YOUR GOAL: Repeat only what lies from the line with "Convert this chart to matplotlib code." to the line with "plt.rcParams['font.family'] = ['Roboto', 'DejaVu", those two lines included, exactly as it stands; omit any images.

SOURCE MATERIAL:
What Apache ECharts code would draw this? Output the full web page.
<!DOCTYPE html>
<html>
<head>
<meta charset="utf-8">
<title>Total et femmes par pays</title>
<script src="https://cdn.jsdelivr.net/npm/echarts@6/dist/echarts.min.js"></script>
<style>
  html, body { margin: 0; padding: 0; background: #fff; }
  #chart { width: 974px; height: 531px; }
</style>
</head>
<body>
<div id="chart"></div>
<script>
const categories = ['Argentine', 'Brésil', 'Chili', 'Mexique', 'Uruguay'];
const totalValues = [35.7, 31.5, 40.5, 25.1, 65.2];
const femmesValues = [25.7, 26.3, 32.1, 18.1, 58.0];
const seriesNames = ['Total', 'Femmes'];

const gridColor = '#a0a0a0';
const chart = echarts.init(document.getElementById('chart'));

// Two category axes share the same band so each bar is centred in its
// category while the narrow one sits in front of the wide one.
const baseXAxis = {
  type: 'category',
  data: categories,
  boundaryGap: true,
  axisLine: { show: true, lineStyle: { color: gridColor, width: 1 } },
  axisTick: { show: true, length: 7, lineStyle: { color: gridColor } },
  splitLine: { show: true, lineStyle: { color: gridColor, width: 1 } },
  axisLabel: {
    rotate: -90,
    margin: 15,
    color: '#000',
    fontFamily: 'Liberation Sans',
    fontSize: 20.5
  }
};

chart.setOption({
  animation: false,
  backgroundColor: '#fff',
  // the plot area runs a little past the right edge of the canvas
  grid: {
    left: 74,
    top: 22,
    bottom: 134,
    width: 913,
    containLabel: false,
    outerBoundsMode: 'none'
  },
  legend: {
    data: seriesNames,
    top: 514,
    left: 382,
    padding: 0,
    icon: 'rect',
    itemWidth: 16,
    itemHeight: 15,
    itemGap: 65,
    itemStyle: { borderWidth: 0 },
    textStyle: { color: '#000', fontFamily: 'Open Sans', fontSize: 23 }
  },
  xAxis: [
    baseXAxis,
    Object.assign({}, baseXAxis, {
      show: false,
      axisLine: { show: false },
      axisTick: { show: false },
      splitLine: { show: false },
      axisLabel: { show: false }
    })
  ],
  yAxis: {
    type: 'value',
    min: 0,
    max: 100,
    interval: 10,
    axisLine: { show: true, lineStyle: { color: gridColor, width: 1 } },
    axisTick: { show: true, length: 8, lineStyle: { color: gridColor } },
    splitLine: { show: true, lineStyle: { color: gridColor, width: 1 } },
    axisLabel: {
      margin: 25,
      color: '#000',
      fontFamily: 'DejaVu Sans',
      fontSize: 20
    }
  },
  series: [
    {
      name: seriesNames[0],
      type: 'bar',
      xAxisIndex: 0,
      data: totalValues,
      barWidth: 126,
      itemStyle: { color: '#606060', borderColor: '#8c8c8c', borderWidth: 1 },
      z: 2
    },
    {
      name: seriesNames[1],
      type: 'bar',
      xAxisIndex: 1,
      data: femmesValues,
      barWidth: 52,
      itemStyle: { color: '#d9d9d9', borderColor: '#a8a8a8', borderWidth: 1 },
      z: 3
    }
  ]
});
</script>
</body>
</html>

==

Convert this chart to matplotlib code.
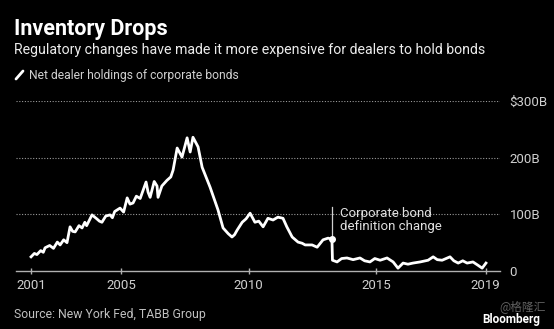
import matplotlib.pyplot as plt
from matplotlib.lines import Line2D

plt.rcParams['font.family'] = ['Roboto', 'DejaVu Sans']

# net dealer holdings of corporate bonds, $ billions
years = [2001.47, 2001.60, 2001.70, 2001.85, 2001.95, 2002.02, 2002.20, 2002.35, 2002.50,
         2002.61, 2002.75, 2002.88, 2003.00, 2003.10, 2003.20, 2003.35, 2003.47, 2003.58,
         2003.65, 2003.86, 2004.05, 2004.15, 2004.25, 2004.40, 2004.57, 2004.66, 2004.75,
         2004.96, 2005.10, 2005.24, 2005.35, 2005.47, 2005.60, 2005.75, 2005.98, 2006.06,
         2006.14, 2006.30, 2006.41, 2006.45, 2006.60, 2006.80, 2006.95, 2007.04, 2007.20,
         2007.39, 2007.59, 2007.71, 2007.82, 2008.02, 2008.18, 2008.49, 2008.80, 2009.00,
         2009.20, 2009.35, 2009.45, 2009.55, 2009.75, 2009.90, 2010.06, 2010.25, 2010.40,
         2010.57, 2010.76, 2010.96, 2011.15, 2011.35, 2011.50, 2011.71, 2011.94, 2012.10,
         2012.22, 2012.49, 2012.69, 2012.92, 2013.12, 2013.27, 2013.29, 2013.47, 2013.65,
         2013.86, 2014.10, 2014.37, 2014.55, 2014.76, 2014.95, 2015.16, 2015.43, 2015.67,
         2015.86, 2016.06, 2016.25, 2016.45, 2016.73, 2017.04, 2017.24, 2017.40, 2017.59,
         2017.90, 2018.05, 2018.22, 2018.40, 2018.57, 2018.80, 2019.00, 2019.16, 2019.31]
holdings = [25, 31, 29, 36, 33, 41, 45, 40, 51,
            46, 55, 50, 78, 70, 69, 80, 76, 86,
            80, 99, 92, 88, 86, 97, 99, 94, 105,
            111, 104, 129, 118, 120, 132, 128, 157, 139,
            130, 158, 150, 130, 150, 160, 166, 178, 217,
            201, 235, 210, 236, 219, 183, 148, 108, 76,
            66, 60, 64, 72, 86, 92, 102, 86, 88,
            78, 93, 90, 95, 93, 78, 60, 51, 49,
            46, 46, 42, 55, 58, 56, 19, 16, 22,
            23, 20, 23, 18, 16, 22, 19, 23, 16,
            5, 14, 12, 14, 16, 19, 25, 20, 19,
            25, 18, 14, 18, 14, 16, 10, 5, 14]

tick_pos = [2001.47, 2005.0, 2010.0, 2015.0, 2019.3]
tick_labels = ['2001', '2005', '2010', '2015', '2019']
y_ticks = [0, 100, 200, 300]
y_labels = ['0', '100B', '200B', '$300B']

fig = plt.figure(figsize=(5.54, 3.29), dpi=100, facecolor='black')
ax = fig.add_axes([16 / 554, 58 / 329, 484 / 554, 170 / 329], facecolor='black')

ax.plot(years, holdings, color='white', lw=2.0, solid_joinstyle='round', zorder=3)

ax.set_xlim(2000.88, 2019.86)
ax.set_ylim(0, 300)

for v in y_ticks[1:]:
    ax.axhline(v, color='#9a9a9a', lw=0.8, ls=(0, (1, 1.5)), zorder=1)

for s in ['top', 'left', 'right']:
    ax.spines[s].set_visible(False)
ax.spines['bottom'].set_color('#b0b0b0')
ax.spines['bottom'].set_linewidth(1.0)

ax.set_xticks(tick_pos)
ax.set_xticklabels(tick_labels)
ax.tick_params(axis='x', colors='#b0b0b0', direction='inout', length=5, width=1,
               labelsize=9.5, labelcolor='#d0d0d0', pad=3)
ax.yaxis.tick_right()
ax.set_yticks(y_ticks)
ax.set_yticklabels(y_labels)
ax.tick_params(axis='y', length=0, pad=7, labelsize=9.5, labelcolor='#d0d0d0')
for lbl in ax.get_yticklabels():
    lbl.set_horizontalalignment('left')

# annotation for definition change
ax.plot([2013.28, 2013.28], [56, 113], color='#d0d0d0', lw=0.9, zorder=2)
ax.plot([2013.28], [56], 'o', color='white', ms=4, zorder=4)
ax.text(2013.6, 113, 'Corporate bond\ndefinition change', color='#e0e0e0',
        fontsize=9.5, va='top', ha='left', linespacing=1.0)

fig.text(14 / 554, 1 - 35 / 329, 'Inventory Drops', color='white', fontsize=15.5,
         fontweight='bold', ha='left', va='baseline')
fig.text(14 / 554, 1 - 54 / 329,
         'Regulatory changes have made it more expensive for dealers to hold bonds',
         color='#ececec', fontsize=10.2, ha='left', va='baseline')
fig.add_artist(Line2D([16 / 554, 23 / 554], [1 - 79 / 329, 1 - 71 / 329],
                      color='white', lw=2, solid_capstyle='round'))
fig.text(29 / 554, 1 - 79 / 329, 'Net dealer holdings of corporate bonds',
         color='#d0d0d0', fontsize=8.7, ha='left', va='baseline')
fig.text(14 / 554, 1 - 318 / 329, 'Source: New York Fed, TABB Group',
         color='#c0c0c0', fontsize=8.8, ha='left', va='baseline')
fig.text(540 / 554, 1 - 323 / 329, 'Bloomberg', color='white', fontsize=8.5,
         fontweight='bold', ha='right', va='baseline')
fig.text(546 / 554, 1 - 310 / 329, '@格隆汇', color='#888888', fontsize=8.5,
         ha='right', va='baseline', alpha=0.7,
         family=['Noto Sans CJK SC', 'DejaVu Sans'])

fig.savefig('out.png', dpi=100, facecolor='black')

EXERCISE ANSWER:
Convert this chart to matplotlib code.
import matplotlib.pyplot as plt
from matplotlib.lines import Line2D

plt.rcParams['font.family'] = ['Roboto', 'DejaVu Sans']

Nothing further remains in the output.